The movie would be much easier to dismiss as trash if not for the "Angela" segment. Fröbe is wonderful, injecting some real pathos into a comic role, and Catherine Deneuve -- filmed just before or after REPULSION -- is radiant with a knowing, sly quality I've never seen her tap in any other performance. The segment also contains one of those images whose wonderment makes the whole thing worth sitting through: After one of Angela's lovers eludes discovery by jumping from a window onto a pile of pillows, sending goose feathers everywhere, Fröbe follows his beloved Angela as she "sleepwalks" in her white nightgown along a rooftop back to their room, goose down everywhere against the night sky like the flakes in a snow globe.

I watched the Televista DVD, which is fairly poor quality -- nothing at all so lovely as the image I've Googled to illustrate this report.
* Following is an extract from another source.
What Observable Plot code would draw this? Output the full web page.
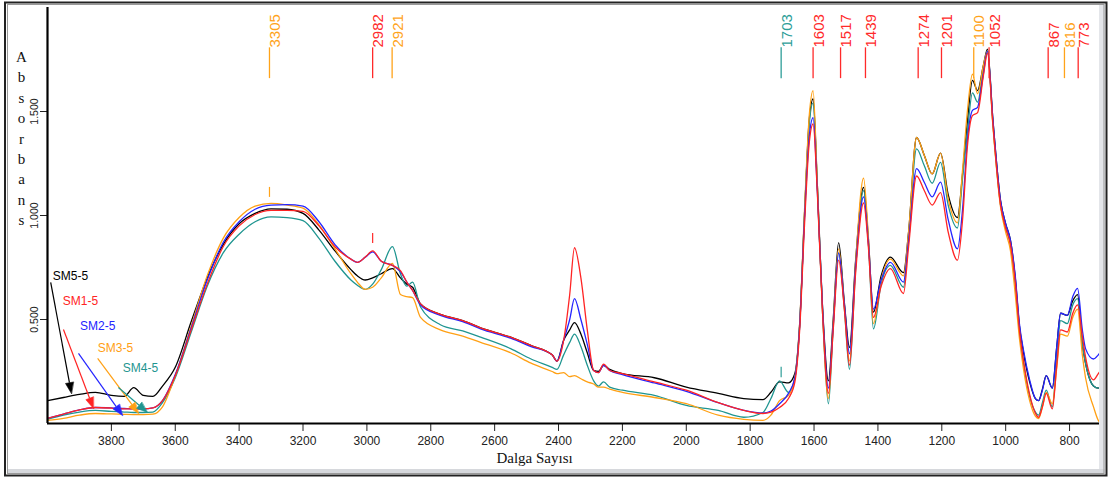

I understand Das Liebeskarussell is available on DVD in Germany at a shorter running time. This suggests to me that the import doesn't contain any of the Dr. Royce Druthers nonsense and thus might hold up better as entertainment and time capsule; however, I'm not sure whether an English track is provided. On the trivial side of things, I noticed one of Jean Rollin's famous Castel twins -- Marie-Pierre or Catherine -- sitting behind Dr. Druthers at the Paris café and walking through one other scene as an extra. Her hair is black, as it was in 1970's THE NUDE VAMPIRE... and 1969-70 sounds about right, considering the LOVE, AMERICAN STYLE influence seen in the comedy vignette blackouts that Druthers uses to pepper his sagacity.